“Mezzanine XXI”, le soleil noir de Massive Attack au Zénith

Toujours aussi radical, exigeant et puissant: Massive Attack a irradié le Zénith de Paris lundi en jouant en intégralité son indémodable chef d’oeuvre “Mezzanine”, vieux de 21 ans mais qui en avait au moins autant d’avance et reste plus que jamais cohérent. Avec le groupe de Bristol, qui n’aime rien tant que ne rien faire comme les autres, nul hasard si cette tournée anniversaire a lieu… 21 ans après la sortie de son disque fétiche et non pas 20.

Comme tout n’est que concept dans le cerveau de 3D (Robert Del Naja) et Daddy G (Grant Marshall), pour qui les chiffres symboliques ne sont donc pas nécessairement ronds, le projet a été baptisé “Mezzanine XXI”, en référence au passage au nouveau millénaire qu’annonçait alors leur opus, lui même très fin de siècle.

Sauf que la grande inconnue était de savoir comment ce grand classique qui marqua tant les années 90, à la fois sommet atteint par le trip hop et sa fin annoncée, allait passer l’épreuve du temps. Que ce soit son discours, déjà très engagé politiquement, ou sa musique qui puisait dans tant d’esthétiques pour créer la sienne propre.

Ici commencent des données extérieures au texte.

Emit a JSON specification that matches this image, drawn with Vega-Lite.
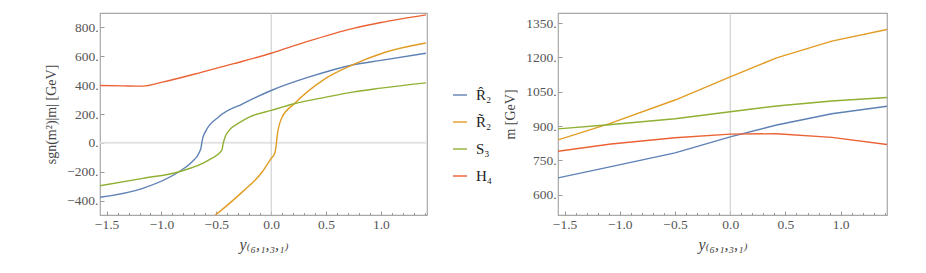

L’entrée en matière de Massive Attack déroute mais répond à cette logique. Après une introduction tonitruante avec guitares saturées, soutenues par un inconfortable effet stroboscopique rouge et blanc, résonnent à la surprise générale les premières notes de “I Found a Reason” du Velvet Underground.

En visuel, des images vieilles d’une vingtaine d’années: une ville du futur telle qu’imaginée à l’époque et ressemblant à Dubaï, Tony Blair, Saddam Hussein, le World Trade Center, Britney Spears hagarde et harcelée par les paparazzis… On se dit que le monde a en effet bien changé.

Suit alors “Risingson” qui sampla quelques notes de ce titre du Velvet issu de l’album “Loaded”.

Tout au long du concert, le groupe prendra ainsi soin de reprendre une chanson qui servit à en confectionner une de “Mezzanine”. Ainsi “10:15 Saturday Night” des Cure samplé pour “Man next door” ou “Rockwrock” tube post-punk d’Ultravox, pareillement utilisé pour “Inertia Creeps”.

Cette façon de rendre justice aux artistes et aux courants musicaux ayant influencé 3D, Daddy G et Mushroom (Andrew Vowles), qui quitta ses camarades après la tournée de 1999, offre un premier moment fort avec la reprise de “Bela Lugosi’s Dead” de Bauhaus.

Une chanson fondatrice: “Robert Del Naja m’a dit un jour qu’il était venu avec un garçon de 12 ans appelé Tricky, à un de nos concert à Bristol au début des années 80 et que cette soirée avait lancé Massive Attack”, raconta récemment sur Twitter le bassiste de Bauhaus, David J Haskins.

Quand les images cessent, surgissent des messages traduisant ce qu’était l’époque il y a vingt ans, ses utopies toutes évaporées, ses paranoïas toutes amplifiées depuis. Et par dessus, la musique tantôt claustrophobique, tantôt envoûtante de Massive Attack de se dérouler avec les voix d’Horace Andy (“Man Next Door”) et d’Elizabeth Fraser (“Black Milk”, “Dissolved Girl”).

Sans fioriture, le show monte encore en intensité sur sa fin, sans que le groupe ne s’adresse une seule fois au public, et le sommet est atteint sur “Angel”, porté par une rythmique insensée assurée grâce à deux batteries.

Un ange – noir – passe ensuite sur le tube “Teardrop” et on se dit, à quelques minutes du terme, que le Dr House, à qui il sert de générique pour la série éponyme, ne serait pas de trop pour réanimer le public K.O. devant tant de grâce et de perfection.